What to skip: Don’t overload your model with every bell and whistle. If the core story isn’t compelling, no chart will save it.
Step 3: Make It Interactive (and Buyer-Friendly)
Now, preview your calculator as if you’re the customer.
- Test with real numbers—does it spit out believable results?
- Adjust input ranges so users can’t break the model by entering wild numbers.
- Add short tooltips or help text for any field that isn’t obvious.
- Hide any “back-end” variables that will just confuse people.
Reality check: If your calculator needs a 10-minute tutorial, it’s too complicated. Simplify.
Step 4: Test with Sales and Customer Teams
Before you roll this out to the world, get feedback from the folks in the trenches.
- Run a quick live demo with a few reps. Ask them to break it.
- Watch for confusion, eye rolls, or “Wait, what does this mean?” moments.
- Tweak the wording and visuals based on their feedback—not just what looks good to you.
What works: Real-world phrasing and fewer steps.
What doesn’t: Internal jargon or any step that feels like homework.

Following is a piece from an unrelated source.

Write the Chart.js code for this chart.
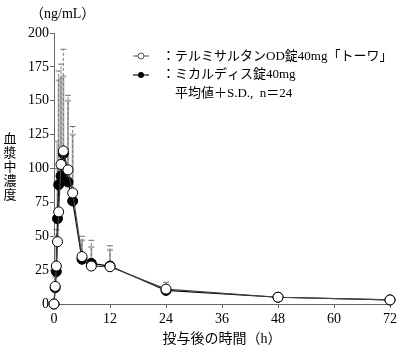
<!DOCTYPE html>
<html>
<head>
<meta charset="utf-8">
<script src="https://cdn.jsdelivr.net/npm/chart.js@4"></script>
<style>
  body { margin: 0; background: #fff; }
</style>
</head>
<body>
<canvas id="pkChart" width="400" height="350"></canvas>
<script>
// sampling times (h)
const times = [0, 0.25, 0.5, 0.75, 1, 1.5, 2, 3, 4, 6, 8, 12, 24, 48, 72];

// テルミサルタンOD錠40mg「トーワ」 (open circles)
const testMean = [0, 13, 28, 46, 68, 103, 113, 99, 82, 35, 28, 27.5, 11, 5, 3];
const testSD   = [0, 9, 27, 54, 104, 74, 75, 55, 49, 15, 19, 15.5, 5, 2, 2];

// ミカルディス錠40mg (filled circles)
const refMean = [0, 12, 24, 63, 88, 94.5, 111, 90, 76, 33, 30, 28, 10, 5, 3];
const refSD   = [0, 8, 26, 57, 77, 72, 57, 60, 49, 14, 12, 12, 4, 2, 2];

const xTicks = [0, 12, 24, 36, 48, 60, 72];

const serif = '"Liberation Serif", "Noto Sans CJK JP", serif';

// SD bars, drawn under the markers
const errorBars = {
  id: "errorBars",
  beforeDatasetsDraw(chart) {
    const { ctx, scales: { x, y } } = chart;

    function draw(mean, sd, color, width, dash) {
      ctx.save();
      ctx.strokeStyle = color;
      ctx.lineWidth = width;
      times.forEach((t, i) => {
        if (!sd[i]) return;
        const px = x.getPixelForValue(t);
        const y0 = y.getPixelForValue(mean[i]);
        const y1 = y.getPixelForValue(mean[i] + sd[i]);
        ctx.setLineDash(dash);
        ctx.beginPath();
        ctx.moveTo(px, y0);
        ctx.lineTo(px, y1);
        ctx.stroke();
        ctx.setLineDash([]);
        ctx.beginPath();
        ctx.moveTo(px - 3, y1);
        ctx.lineTo(px + 3, y1);
        ctx.stroke();
      });
      ctx.restore();
    }

    draw(refMean, refSD, "#b0b0b0", 2, []);
    draw(testMean, testSD, "#777", 1, [3, 2]);
  }
};

// unit, vertical axis title, legend box
const decorations = {
  id: "decorations",
  afterDraw(chart) {
    const ctx = chart.ctx;
    ctx.save();
    ctx.fillStyle = "#000";
    ctx.textBaseline = "middle";

    ctx.font = "14px " + serif;
    ctx.textAlign = "left";
    ctx.fillText("（ng/mL）", 30, 14);

    // 血漿中濃度 stacked vertically
    ctx.textAlign = "center";
    ctx.font = "13px " + serif;
    [..."血漿中濃度"].forEach((c, i) => {
      ctx.fillText(c, 10, 140 + i * 14);
    });

    // legend
    ctx.textAlign = "left";
    ctx.font = "13px " + serif;

    // open marker
    ctx.strokeStyle = "#555";
    ctx.lineWidth = 1;
    ctx.beginPath();
    ctx.moveTo(133, 56);
    ctx.lineTo(149, 56);
    ctx.stroke();
    ctx.beginPath();
    ctx.arc(141, 56, 3, 0, Math.PI * 2);
    ctx.fillStyle = "#fff";
    ctx.fill();
    ctx.stroke();

    // filled marker
    ctx.strokeStyle = "#444";
    ctx.lineWidth = 1.5;
    ctx.beginPath();
    ctx.moveTo(133, 75);
    ctx.lineTo(149, 75);
    ctx.stroke();
    ctx.beginPath();
    ctx.arc(141, 75, 3, 0, Math.PI * 2);
    ctx.fillStyle = "#000";
    ctx.fill();

    ctx.fillStyle = "#000";
    ctx.fillText("：テルミサルタンOD錠40mg「トーワ」", 162, 57);
    ctx.fillText("：ミカルディス錠40mg", 162, 75);
    ctx.fillText("平均値＋S.D.,  n＝24", 175, 94);
    ctx.restore();
  }
};

function toPoints(mean) {
  return times.map((t, i) => ({ x: t, y: mean[i] }));
}

new Chart(document.getElementById("pkChart"), {
  type: "line",
  data: {
    datasets: [
      {
        label: "テルミサルタンOD錠40mg「トーワ」",
        data: toPoints(testMean),
        borderColor: "#444",
        borderWidth: 1.2,
        pointRadius: 5,
        pointBackgroundColor: "#fff",
        pointBorderColor: "#000",
        pointBorderWidth: 1,
        tension: 0,
        clip: false
      },
      {
        label: "ミカルディス錠40mg",
        data: toPoints(refMean),
        borderColor: "#000",
        borderWidth: 1.2,
        pointRadius: 5,
        pointBackgroundColor: "#000",
        pointBorderColor: "#000",
        pointBorderWidth: 1,
        tension: 0,
        clip: false
      }
    ]
  },
  options: {
    responsive: false,
    animation: false,
    layout: { padding: { left: 0, right: 8, top: 33, bottom: 0 } },
    plugins: {
      legend: { display: false },
      tooltip: { enabled: false }
    },
    scales: {
      x: {
        type: "linear",
        min: 0,
        max: 72,
        afterBuildTicks: s => { s.ticks = xTicks.map(v => ({ value: v })); },
        ticks: { color: "#000", padding: 3, font: { family: serif, size: 14 } },
        grid: { drawOnChartArea: false, tickLength: 4, color: "#666" },
        border: { color: "#666" },
        title: {
          display: true,
          text: "投与後の時間（h）",
          color: "#000",
          font: { family: serif, size: 14 },
          padding: { top: 0, bottom: 2 }
        },
        afterFit: s => { s.height = 46; }
      },
      y: {
        min: 0,
        max: 200,
        ticks: { stepSize: 25, color: "#000", padding: 1, font: { family: serif, size: 14 } },
        grid: { drawOnChartArea: false, tickLength: 4, color: "#666" },
        border: { color: "#666" },
        afterFit: s => { s.width = 54; }
      }
    }
  },
  plugins: [errorBars, decorations]
});
</script>
</body>
</html>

Step 5: Publish and Share Your Calculator
Leveragepoint gives you several ways to share calculators:
a) Private Link
- Generate a unique URL for your calculator. You can send this directly to prospects or embed it in emails.
- Set permissions—do you want users to save their results? Download a PDF? Decide up front.
b) Embed on Your Website
- If you want leads to self-qualify, you can embed the calculator on a landing page.
- Check with your web team: embedding is usually a copy-paste of an iframe code.
c) Share with Your Sales Team
- Push the calculator to your CRM or sales enablement tools if your setup allows.
- Train reps on how (and when) to use it in their conversations.
Heads up: Some buyers get suspicious if you ask for too much info up front. Keep required fields to a minimum if you’re using public links.
Step 6: Track and Iterate
Once it’s live, don’t just forget about it. Leveragepoint tracks usage and inputs, so you can see:
- Which inputs people actually change
- Where users drop off or get stuck
- Which outcomes resonate (and which fall flat)
Use this data to:
- Refine your defaults and messaging
- Kill off fields nobody uses
- Surface new objections or questions
Pro tip: The best calculators are updated every few months based on real feedback—not just when marketing remembers.
What to Ignore (and What to Watch Out For)
- Don’t try to automate “closing the deal.” A calculator is a conversation starter, not a magic close.
- Don’t overcomplicate the math. If a buyer can’t explain it to their boss, you’ve lost.
- Watch out for optimism bias. If every scenario spits out a 10x ROI, folks will doubt everything.
- Skip vanity metrics. “Number of clicks” doesn’t matter if nobody’s convinced.
Wrapping Up: Keep It Simple, Iterate Relentlessly
Interactive value calculators work best when they’re dead simple, brutally honest, and easy to share. Don’t chase perfection—get a basic version live, see what real buyers do with it, and improve from there. The more you treat your calculator like a living tool (not a set-and-forget asset), the more you’ll learn what actually convinces people—and what just sounds good in a meeting.
Now go build something useful. And remember: if you’re bored using your own calculator, your prospects definitely are too.